Pada umumnya, serangan² yang dilakukan selama ini dilakukan oleh pribadi² saja, dan tidak diorganisasi. Para pemimpin Hamas tidak punya kontrol atas anggotanya yang punya keinginan sendiri. Tujuan ayahku adalah kemerdekaan Islamiah, dan dia yakin bahwa dia wajib memerangi Israel untuk mendapatkan kemerdekaan. Tapi bagi para pemuda ini, berperang merupakan tujuan akhir mereka dan bukan untuk mengakhiri sesuatu.

Tepi Barat jadi sangat berbahaya, tapi terlebih lagi Gaza. Karena posisi geografisnya, pengaruh yang mendominasi Gaza adalah Persaudaraan Muslim (Muslim Brotherhood) fundamentalis di Mesir. Gaza adalah salah satu daerah terpadat di dunia – luas kamp penampungan ini tak lebih daripada 139 mil persegi dengan penghuni sebanyak lebih dari sejuta orang.

Para keluarga menggantungkan dokumen² pemilikan tanah dan kunci² rumah di tembok² mereka sebagai bukti bisa dan untuk mengingatkan tiap hari bahwa mereka dulu punya rumah dan pertanian yang bagus – ini adalah harta milik yang dirampas oleh pihak Israel setelah perang² terdahulu. Tempat ini merupakan tempat yang ideal untuk merekrut orang² baru. Para penduduk Gaza punya motivasai dan tekad besar. Mereka tidak hanya ditindas oleh orang² Israel saja, tapi juga oleh orang² Palestina – masyarakat mereka sendiri – yang memandang mereka sebagai warga kelas dua. Malah sebenarnya mereka dianggap sebagai pengganggu saja, karena kamp penampungan ini dibangun di tanah milik orang lain.

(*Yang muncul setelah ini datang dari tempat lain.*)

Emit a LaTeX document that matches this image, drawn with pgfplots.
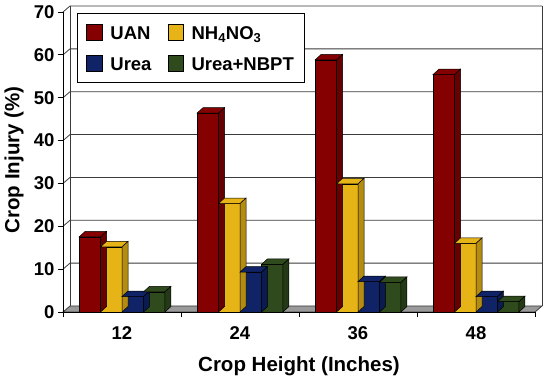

Kebanyakan para pemuda Hamas yang tak sabar berasal dari kamp² penampungan. Diantara mereka adalah Imad Akel. Imad adalah anak termuda dari tiga anak laki bersaudara. Imad sedang kuliah untuk jadi seorang farmasis ketika dia akhirnya merasa muak akan ketidakadilan dan merasa putus asa. Dia mengambil senjata dan menembak beberapa prajurit Israel, dan mengambil senjata mereka. Orang² lain lalu mengikuti perbuatannya, dan pengaruh Imad semakin besar. Sambil melakukan serangan sendiri tanpa perintah siapapun, Imad membentuk kelompok militer kecil dan pergi ke Tepi Barat, yang memiliki lebih banyak target serangan dan tempat lebih luas untuk bergerak. Aku tahu dari percakapan orang di kota itu bahwa Hamas sangat bangga akan dirinya, meskipun dia tidak punya kedudukan apapun dalam Hamas. Para pemimpin Hamas tidak mau kegiatannya bercampur dengan kegiatan Hamas. Karena itu mereka membentuk sayap militer bernama Brigade Ezzedem Al-Qassam yang diketuai oleh Imad. Tak lama kemudian dia menjadi orang Palestina yang paling dicari Israel.

Hamas sekarang bersenjata. Karena sekarang senapan² dengan cepat mengganti batu, tulisan grafiti, dan bom molotov, Israel menghadapi persoalan yang belum pernah mereka alami sebelumnya. Jika dulu serangan PLO datang dari Yordania, Lebanon, dan Syria, sekarang serangan datang dari dalam daerah Israel sendiri.